De minister van Buitenlandse Zaken doet wel meer wonderlijke
uitspraken zoals het na nee van de bevolking inzake het grondwettelijk
verdrag. Maar die over Lissabon behoort tot de meest wonderlijke.
Voorzitter, tot slot, ik heb in mijn bijdrage niet gesproken over de
vraag of HBO en universitair moeten worden samengevoegd niet
gesproken. Ik heb dat niet gedaan, ten eerste vanwege de zekerheid dat
collega Walsma daarover zeker zou spreken in een ons niet
onwelgevallige zin en ten tweede omdat ik het vorig jaar wel heb
aangeduid in een min of meer provocerende zin.
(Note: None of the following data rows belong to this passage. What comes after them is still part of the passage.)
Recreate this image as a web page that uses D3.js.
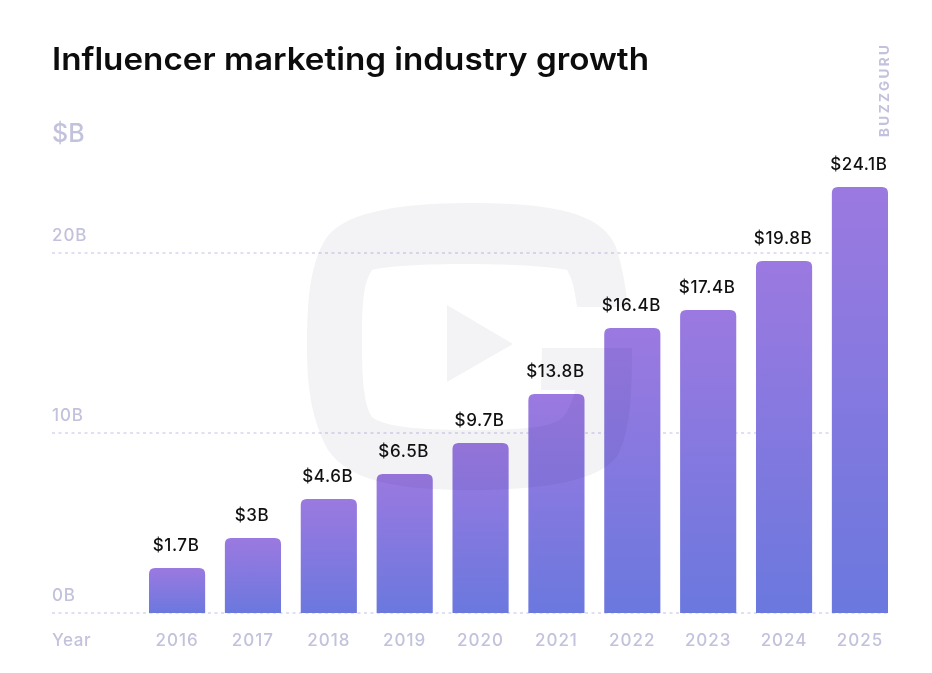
<!DOCTYPE html>
<html>
<head>
<meta charset="utf-8">
<script src="https://d3js.org/d3.v7.min.js"></script>
<style>
  html, body { margin: 0; padding: 0; background: #fff; }
  text { font-family: Inter, "Noto Sans", sans-serif; }
</style>
</head>
<body>
<div id="chart"></div>
<script>
var years = ['2016', '2017', '2018', '2019', '2020', '2021', '2022', '2023', '2024', '2025'];
// bar heights as drawn in the picture (they sit a bit off the printed labels)
var barValues = [2.5, 4.17, 6.33, 7.72, 9.44, 12.17, 15.83, 16.83, 19.55, 23.67];
var barLabels = ['$1.7B', '$3B', '$4.6B', '$6.5B', '$9.7B', '$13.8B', '$16.4B', '$17.4B', '$19.8B', '$24.1B'];
var yTicks = [0, 10, 20];

var width = 932, height = 673;
var gridColor = '#d9d5f0';
var mutedColor = '#c3c2dc';

var svg = d3.select('#chart').append('svg')
  .attr('width', width)
  .attr('height', height)
  .style('display', 'block');

var x = d3.scaleBand().domain(years).range([149, 888]).paddingInner(0.26).paddingOuter(0);
var y = d3.scaleLinear().domain([0, 20]).range([613, 253]);

var grad = svg.append('defs').append('linearGradient')
  .attr('id', 'barFill')
  .attr('gradientUnits', 'objectBoundingBox')
  .attr('x1', 0).attr('y1', 0).attr('x2', 0).attr('y2', 1);
grad.append('stop').attr('offset', '0%').attr('stop-color', '#9b79e0');
grad.append('stop').attr('offset', '100%').attr('stop-color', '#6b78de');

// title
svg.append('text')
  .attr('x', 52).attr('y', 70)
  .attr('font-size', 31).attr('font-weight', 600).attr('fill', '#0c0c0c')
  .attr('textLength', 597).attr('lengthAdjust', 'spacingAndGlyphs')
  .text('Influencer marketing industry growth');

svg.append('text')
  .attr('x', 52).attr('y', 142)
  .attr('font-size', 25).attr('font-weight', 500).attr('fill', mutedColor)
  .text('$B');

svg.append('text')
  .attr('transform', 'translate(889,137) rotate(-90)')
  .attr('font-size', 13.5).attr('font-weight', 700).attr('fill', mutedColor)
  .attr('textLength', 92).attr('lengthAdjust', 'spacing')
  .text('BUZZGURU');

// grid + y labels
var yAxis = svg.append('g').attr('class', 'y-axis');
yAxis.selectAll('line')
  .data(yTicks).enter().append('line')
  .attr('x1', 52).attr('x2', 888)
  .attr('y1', function(d) { return y(d); })
  .attr('y2', function(d) { return y(d); })
  .attr('stroke', gridColor)
  .attr('stroke-width', 1.5)
  .attr('stroke-dasharray', '3 3.5');
yAxis.selectAll('text')
  .data(yTicks).enter().append('text')
  .attr('x', 52)
  .attr('y', function(d) { return y(d) - 12; })
  .attr('font-size', 17).attr('font-weight', 500).attr('letter-spacing', 0.9).attr('fill', mutedColor)
  .text(function(d) { return d + 'B'; });

// bars, square at the baseline
svg.selectAll('path.bar')
  .data(years).enter().append('path')
  .attr('class', 'bar')
  .attr('fill', 'url(#barFill)')
  .attr('d', function(d, i) {
    var r = 6, l = x(d), w = x.bandwidth(), t = y(barValues[i]), b = y(0);
    return 'M' + l + ',' + b + 'V' + (t + r) + 'Q' + l + ',' + t + ' ' + (l + r) + ',' + t +
      'H' + (l + w - r) + 'Q' + (l + w) + ',' + t + ' ' + (l + w) + ',' + (t + r) + 'V' + b + 'Z';
  });

// logo watermark sits over the bars and darkens them slightly
var logo = svg.append('g').style('mix-blend-mode', 'multiply').attr('fill', '#f3f3f6');
logo.append('path')
  .attr('fill-rule', 'evenodd')
  .attr('d', 'M470,203 C560,203 605,215 617,250 C623,270 626,290 628,307 L577,307 C575,290 572,278 567,270 C530,262 400,262 372,270 C362,285 362,310 362,345 C362,380 364,405 372,417 C385,428 430,430 470,430 C520,430 550,428 562,418 C570,410 574,395 575,390 L541,390 L542,348 L632,348 C632,400 630,430 618,455 C600,482 540,490 470,490 C400,490 350,482 328,450 C312,420 307,390 307,345 C307,300 310,265 325,240 C340,215 390,203 470,203 Z');
logo.append('path').attr('d', 'M447,305 L513,344 L447,382 Z');

// value labels
svg.selectAll('text.bar-label')
  .data(years).enter().append('text')
  .attr('class', 'bar-label')
  .attr('x', function(d) { return x(d) + x.bandwidth() / 2 - 1; })
  .attr('y', function(d, i) { return y(barValues[i]) - 17; })
  .attr('text-anchor', 'middle')
  .attr('font-size', 17).attr('font-weight', 500).attr('letter-spacing', 0.6).attr('fill', '#111')
  .text(function(d, i) { return barLabels[i]; });

// x axis labels
svg.append('text')
  .attr('x', 52).attr('y', 646)
  .attr('font-size', 17).attr('font-weight', 500).attr('letter-spacing', 0.6).attr('fill', mutedColor)
  .text('Year');
svg.selectAll('text.year')
  .data(years).enter().append('text')
  .attr('class', 'year')
  .attr('x', function(d) { return x(d) + x.bandwidth() / 2; })
  .attr('y', 646)
  .attr('text-anchor', 'middle')
  .attr('font-size', 17).attr('font-weight', 500).attr('letter-spacing', 1).attr('fill', mutedColor)
  .text(function(d) { return d; });
</script>
</body>
</html>
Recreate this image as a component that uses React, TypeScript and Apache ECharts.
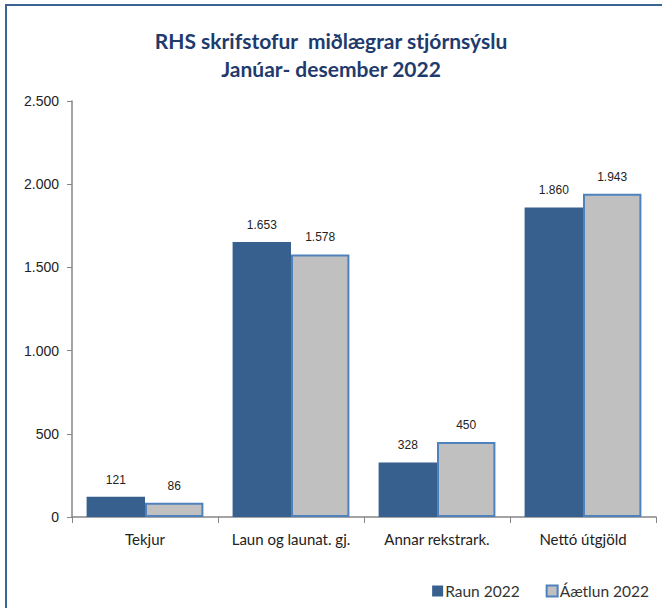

Er valt wat ons betreft
pas te praten over een gezamenlijk aanbod in een instituut wanneer ook
de toegang tot dat hoger onderwijs een ingang kent. Zolang er een
vijfjarig Havo en een zesjarig VWO is, is dat niet het geval. Hoewel
er natuurlijk altijd gezorgd moet worden voor een doorstroming van de
een naar de ander, is mijn fractie er niet van overtuigd dat dit nu
adequaat geregeld is, met name niet in het perspectief van het
onderwerp van vandaag. Zijn er bijvoorbeeld cijfers bekend over het
succes van de studie bij die studenten die na de propedeuse in het
HBO, dus na een jaar, de overstap naar de universitaire variant van de
gekozen studierichting kiezen? Naar onze informatie zijn die
dramatisch slecht.
Wij wachten met belangstelling het antwoord op onze laatste vraag en
de daarvoor gestelde vragen met belangstelling af.